Lambing is less than a week old and is gradually ramping up. There have been a few typical issues at the start of lambing, with a couple of triplet-bearing ewes lambing early and a few lambs lost.

There was a couple of lambs lost this week that Shaun did not like the look of in terms of one lamb in the litter being born small and weak and subsequently dying or stillborn.

These lambs have been submitted to the regional veterinary laboratory as a precaution.

Outside of this, Shaun says lambing is going pretty well, with ewes lambing down with plenty of colostrum and good-sized lambs exhibiting good vigour.

A close eye is being kept on ewes in lamb to the Suffolk ram, with a few ewes needing slight assistance. Ewes are being supplemented at a rate of 0.5kg for single-bearing ewes, 0.8kg for twin-bearing ewes and 1kg for triplet-bearing ewes.


Ewes and lambs were delayed turnout midweek, but Friday provided an opportunity to get more ewes and lambs outdoors. Ground conditions are not ideal, with water lying on some paddocks, but ewes and lambs are being released in small numbers to sheltered paddocks.

Ewes will be supplemented for the first week to 10 weeks during inclement weather to help guard against grass tetany and boost milk yield.

It is the first year of the farm lambing Easycare ewes and, to date, lambing has been progressing well with these sheep.

Performance records are being collected post-lambing, with each lamb being weighed, tagged and matched to the ewe via the Sheep Ireland recording app.

Data such as ewe milk yield, mothering ability and lamb vigour, along with any issues, are being recorded.

Shaun highlights that two students - Sinéad Grenham from University College Dublin and Ryan Douglas from Gurteen Agricultural College - are a great aid in recording data and giving newborn calves and lambs the best start in life.

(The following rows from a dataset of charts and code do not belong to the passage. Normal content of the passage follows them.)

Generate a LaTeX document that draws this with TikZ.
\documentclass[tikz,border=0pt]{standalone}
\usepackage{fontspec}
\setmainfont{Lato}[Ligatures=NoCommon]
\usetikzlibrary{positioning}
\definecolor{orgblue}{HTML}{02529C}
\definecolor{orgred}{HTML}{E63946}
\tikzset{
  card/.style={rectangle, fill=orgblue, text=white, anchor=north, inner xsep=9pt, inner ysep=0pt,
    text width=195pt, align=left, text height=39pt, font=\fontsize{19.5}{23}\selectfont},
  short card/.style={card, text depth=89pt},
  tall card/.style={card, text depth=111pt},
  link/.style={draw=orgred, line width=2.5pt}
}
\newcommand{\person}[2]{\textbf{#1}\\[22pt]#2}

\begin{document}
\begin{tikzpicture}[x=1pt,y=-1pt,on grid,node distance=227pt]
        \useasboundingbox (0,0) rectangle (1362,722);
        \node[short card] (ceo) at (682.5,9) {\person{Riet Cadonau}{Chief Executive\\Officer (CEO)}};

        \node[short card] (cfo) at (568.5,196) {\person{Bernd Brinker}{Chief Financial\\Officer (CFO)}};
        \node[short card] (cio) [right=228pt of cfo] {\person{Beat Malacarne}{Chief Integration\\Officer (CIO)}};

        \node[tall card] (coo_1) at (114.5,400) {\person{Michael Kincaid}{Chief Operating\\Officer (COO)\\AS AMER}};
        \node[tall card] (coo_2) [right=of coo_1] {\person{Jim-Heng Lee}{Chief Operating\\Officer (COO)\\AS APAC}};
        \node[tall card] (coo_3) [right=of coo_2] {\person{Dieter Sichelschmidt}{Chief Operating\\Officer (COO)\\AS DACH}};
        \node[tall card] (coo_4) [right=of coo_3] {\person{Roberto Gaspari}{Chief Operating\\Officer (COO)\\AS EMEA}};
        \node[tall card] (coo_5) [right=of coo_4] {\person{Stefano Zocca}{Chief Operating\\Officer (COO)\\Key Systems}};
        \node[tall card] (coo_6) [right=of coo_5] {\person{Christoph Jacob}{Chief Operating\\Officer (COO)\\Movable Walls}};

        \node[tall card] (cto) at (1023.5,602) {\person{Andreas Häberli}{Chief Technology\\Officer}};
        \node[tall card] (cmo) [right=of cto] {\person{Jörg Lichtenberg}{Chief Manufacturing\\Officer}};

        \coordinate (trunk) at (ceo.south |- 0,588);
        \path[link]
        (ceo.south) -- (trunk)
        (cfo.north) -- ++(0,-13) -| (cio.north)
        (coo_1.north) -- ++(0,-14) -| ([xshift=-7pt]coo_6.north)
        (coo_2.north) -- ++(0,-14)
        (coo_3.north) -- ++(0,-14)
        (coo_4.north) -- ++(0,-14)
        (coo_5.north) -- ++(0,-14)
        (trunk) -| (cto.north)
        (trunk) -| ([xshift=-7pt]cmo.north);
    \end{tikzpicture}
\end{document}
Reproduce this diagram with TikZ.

There were five dry ewe hoggets sold in Tullamore Mart on Wednesday. Two heavy Texel ewe hoggets weighing 70kg sold for €212 each, while two Easycare ewe hoggets and a lighter Texel-cross ewe hogget weighing 50kg on average sold for €193.

Weanling sales

A batch of 11 lighter yearling bulls were sold this week in Roscrea Mart. The bulls in question were some later-born and plainer-quality Salers bulls, along with a few Limousin-sired bulls.

The 11 bulls averaged 389kg and sold for €1,152 (€2.96/kg), with prices ranging in the main from €2.70/kg to €2.90/kg for plainer-quality types and up to €3.20/kg for the best-quality bulls.